Task goal
Repeat, exactly and only, the lines from the beginning of the data through the line with "import * as". Pictures are left out.

Collected material
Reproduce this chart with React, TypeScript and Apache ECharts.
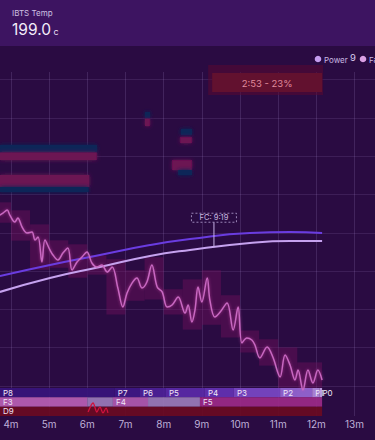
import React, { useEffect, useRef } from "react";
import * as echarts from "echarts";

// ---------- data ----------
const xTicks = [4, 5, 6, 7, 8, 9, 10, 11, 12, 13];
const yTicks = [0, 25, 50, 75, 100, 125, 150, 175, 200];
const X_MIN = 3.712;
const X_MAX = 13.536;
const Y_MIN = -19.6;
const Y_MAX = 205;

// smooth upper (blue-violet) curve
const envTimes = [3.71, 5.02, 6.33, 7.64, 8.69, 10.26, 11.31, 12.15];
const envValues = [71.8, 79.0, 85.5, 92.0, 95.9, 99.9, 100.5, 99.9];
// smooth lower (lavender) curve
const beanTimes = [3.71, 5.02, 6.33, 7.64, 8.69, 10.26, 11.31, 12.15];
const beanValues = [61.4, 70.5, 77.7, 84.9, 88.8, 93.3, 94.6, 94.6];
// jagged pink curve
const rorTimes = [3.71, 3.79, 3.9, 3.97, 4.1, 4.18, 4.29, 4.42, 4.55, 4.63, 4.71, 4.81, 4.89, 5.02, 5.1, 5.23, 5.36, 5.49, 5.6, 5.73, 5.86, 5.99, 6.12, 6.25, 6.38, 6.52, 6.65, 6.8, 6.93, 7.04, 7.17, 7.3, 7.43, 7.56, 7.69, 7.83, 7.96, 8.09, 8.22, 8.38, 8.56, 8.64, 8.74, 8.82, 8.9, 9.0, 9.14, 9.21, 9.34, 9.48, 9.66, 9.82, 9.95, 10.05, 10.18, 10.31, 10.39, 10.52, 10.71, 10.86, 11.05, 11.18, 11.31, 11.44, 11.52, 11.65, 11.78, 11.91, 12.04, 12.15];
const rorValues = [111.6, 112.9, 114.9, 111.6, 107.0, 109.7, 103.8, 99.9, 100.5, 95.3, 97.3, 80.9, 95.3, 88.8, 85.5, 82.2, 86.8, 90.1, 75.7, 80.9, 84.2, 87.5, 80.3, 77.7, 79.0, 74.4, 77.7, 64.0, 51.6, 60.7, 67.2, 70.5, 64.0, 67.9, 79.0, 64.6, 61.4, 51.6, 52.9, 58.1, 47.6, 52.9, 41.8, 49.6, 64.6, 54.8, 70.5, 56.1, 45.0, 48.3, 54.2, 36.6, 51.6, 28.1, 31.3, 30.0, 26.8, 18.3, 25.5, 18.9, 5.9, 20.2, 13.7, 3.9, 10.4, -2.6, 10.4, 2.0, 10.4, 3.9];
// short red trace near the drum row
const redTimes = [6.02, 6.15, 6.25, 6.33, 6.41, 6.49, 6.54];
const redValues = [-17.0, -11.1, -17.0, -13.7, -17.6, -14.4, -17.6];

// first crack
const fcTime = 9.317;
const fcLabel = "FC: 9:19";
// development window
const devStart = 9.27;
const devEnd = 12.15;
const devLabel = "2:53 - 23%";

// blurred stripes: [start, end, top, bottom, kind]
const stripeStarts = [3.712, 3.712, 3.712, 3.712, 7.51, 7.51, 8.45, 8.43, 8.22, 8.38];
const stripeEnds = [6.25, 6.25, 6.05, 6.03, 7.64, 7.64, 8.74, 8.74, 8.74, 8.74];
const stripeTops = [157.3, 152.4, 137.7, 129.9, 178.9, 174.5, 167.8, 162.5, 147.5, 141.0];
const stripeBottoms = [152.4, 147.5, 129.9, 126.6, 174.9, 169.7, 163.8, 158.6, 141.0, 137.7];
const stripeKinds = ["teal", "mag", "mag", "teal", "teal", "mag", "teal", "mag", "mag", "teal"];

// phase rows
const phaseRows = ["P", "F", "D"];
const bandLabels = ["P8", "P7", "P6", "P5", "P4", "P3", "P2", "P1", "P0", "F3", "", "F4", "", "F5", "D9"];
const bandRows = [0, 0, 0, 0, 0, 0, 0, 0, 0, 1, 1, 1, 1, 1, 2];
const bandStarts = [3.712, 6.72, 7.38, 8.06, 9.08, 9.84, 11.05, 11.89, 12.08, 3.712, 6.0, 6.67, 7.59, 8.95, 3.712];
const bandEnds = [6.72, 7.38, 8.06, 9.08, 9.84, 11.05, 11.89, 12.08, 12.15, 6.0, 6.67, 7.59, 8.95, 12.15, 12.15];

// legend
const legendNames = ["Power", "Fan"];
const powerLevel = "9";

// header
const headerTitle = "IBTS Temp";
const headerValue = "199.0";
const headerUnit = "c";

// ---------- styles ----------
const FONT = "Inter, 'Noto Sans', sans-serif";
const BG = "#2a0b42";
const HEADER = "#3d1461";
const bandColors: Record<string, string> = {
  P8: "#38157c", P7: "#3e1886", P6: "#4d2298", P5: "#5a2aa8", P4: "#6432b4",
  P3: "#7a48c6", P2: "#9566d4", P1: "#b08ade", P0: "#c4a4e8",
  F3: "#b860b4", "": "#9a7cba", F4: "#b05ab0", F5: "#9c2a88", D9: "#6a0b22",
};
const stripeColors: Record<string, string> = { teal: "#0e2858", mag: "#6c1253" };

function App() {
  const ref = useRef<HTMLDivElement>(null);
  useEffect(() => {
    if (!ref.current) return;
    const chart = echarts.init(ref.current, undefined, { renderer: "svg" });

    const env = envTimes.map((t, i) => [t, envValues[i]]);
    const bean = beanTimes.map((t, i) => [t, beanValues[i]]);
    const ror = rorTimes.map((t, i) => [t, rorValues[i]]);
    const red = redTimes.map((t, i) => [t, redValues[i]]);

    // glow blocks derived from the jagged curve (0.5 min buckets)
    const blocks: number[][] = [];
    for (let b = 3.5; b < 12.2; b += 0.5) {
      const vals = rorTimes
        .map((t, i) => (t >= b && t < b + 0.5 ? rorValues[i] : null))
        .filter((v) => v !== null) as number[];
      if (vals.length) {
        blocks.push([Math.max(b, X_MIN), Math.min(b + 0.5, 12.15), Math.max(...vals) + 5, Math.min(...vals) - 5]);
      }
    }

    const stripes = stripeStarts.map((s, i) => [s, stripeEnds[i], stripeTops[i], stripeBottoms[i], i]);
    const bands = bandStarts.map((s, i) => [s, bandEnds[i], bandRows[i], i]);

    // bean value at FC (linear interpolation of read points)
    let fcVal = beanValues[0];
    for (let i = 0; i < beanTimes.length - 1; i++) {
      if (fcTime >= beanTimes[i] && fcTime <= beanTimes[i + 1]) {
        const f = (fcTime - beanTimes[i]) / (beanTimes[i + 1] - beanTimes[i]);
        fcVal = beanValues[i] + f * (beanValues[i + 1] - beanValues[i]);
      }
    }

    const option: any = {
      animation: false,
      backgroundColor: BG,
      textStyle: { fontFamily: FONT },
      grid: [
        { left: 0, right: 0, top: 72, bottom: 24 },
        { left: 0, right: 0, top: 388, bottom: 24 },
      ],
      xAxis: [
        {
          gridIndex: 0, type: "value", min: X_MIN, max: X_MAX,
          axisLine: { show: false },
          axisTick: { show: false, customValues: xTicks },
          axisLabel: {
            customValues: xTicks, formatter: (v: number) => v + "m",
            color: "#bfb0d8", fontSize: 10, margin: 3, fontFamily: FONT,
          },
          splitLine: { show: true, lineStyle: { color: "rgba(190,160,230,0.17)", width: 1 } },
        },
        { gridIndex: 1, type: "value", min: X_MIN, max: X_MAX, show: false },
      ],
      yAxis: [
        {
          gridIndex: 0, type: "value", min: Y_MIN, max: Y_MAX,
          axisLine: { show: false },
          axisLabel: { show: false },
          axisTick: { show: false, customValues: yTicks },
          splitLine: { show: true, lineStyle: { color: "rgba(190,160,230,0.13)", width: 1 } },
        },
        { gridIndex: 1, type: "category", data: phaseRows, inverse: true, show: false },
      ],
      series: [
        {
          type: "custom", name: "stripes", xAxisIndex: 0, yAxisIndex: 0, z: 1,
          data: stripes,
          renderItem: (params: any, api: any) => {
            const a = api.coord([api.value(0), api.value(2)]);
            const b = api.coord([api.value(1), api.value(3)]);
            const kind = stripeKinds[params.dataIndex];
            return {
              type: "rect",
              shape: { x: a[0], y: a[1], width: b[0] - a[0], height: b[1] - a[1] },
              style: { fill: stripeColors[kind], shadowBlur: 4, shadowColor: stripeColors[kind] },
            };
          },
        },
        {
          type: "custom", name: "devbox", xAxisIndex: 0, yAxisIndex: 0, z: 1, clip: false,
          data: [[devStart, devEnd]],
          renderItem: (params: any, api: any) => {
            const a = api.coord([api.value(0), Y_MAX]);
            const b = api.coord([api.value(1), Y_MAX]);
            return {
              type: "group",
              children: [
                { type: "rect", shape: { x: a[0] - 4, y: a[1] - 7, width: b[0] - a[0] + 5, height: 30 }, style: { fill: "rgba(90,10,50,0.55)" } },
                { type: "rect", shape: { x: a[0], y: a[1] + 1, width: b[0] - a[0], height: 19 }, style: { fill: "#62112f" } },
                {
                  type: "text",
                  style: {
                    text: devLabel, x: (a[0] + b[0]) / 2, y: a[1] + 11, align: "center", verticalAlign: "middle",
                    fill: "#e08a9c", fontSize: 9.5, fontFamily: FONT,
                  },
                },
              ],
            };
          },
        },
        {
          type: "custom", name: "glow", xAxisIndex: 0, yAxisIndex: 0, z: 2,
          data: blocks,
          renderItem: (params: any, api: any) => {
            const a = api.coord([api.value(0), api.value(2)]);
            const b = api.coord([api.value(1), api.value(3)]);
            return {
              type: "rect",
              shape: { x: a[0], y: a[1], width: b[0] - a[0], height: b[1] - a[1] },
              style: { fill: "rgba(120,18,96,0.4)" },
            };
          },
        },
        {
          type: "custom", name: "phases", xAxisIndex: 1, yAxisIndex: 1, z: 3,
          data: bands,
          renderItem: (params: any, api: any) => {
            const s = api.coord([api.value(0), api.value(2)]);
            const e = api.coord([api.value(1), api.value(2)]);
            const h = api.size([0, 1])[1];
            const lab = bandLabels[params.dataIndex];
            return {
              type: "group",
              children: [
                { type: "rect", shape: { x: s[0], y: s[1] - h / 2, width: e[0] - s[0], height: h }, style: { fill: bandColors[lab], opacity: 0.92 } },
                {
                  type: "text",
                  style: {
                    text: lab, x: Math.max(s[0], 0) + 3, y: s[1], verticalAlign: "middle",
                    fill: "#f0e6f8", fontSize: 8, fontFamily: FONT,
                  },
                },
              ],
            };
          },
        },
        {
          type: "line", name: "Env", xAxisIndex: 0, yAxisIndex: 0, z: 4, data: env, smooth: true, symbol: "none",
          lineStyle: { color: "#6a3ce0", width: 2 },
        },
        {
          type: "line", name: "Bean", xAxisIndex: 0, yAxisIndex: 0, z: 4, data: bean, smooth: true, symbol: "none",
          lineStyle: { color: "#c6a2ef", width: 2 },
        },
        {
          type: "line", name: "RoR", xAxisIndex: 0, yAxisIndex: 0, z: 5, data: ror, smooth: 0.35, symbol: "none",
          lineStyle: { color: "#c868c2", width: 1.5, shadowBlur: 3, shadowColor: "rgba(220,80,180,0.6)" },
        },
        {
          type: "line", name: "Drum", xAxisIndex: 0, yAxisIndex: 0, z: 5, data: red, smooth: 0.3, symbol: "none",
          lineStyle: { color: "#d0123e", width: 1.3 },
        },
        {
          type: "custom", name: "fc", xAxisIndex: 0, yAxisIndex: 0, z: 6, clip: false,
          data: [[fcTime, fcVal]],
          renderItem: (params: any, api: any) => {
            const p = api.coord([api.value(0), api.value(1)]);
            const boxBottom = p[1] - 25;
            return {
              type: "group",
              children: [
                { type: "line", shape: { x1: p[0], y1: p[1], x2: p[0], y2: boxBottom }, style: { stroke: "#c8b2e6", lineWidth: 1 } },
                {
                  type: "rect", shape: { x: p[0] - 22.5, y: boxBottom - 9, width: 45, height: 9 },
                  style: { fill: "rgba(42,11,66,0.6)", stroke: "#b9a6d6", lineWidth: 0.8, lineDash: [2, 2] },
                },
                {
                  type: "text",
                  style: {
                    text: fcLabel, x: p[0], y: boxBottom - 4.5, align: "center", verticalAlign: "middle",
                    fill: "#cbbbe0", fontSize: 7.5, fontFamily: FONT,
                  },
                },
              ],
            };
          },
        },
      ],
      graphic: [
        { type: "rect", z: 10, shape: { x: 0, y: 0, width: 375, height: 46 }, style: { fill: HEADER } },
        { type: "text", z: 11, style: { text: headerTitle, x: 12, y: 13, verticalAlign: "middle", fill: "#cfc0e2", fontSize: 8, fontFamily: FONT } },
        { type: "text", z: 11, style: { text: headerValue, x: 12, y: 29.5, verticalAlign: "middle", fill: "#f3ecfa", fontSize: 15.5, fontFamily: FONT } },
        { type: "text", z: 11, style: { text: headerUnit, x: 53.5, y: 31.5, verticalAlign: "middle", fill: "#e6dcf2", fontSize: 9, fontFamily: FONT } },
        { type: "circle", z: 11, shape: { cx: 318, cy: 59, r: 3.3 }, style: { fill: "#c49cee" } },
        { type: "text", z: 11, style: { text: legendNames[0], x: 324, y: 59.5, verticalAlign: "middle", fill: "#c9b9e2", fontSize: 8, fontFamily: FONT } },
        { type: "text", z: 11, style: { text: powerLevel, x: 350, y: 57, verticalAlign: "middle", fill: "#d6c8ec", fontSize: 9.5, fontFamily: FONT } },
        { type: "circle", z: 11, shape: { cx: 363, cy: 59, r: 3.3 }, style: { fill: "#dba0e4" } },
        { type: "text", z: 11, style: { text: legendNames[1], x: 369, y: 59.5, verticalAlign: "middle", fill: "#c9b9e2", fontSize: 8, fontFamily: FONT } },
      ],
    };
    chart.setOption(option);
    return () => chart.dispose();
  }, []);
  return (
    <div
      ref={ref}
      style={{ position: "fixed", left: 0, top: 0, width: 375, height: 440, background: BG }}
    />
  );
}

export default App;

Reply to the task
Reproduce this chart with React, TypeScript and Apache ECharts.
import React, { useEffect, useRef } from "react";
import * as echarts from "echarts";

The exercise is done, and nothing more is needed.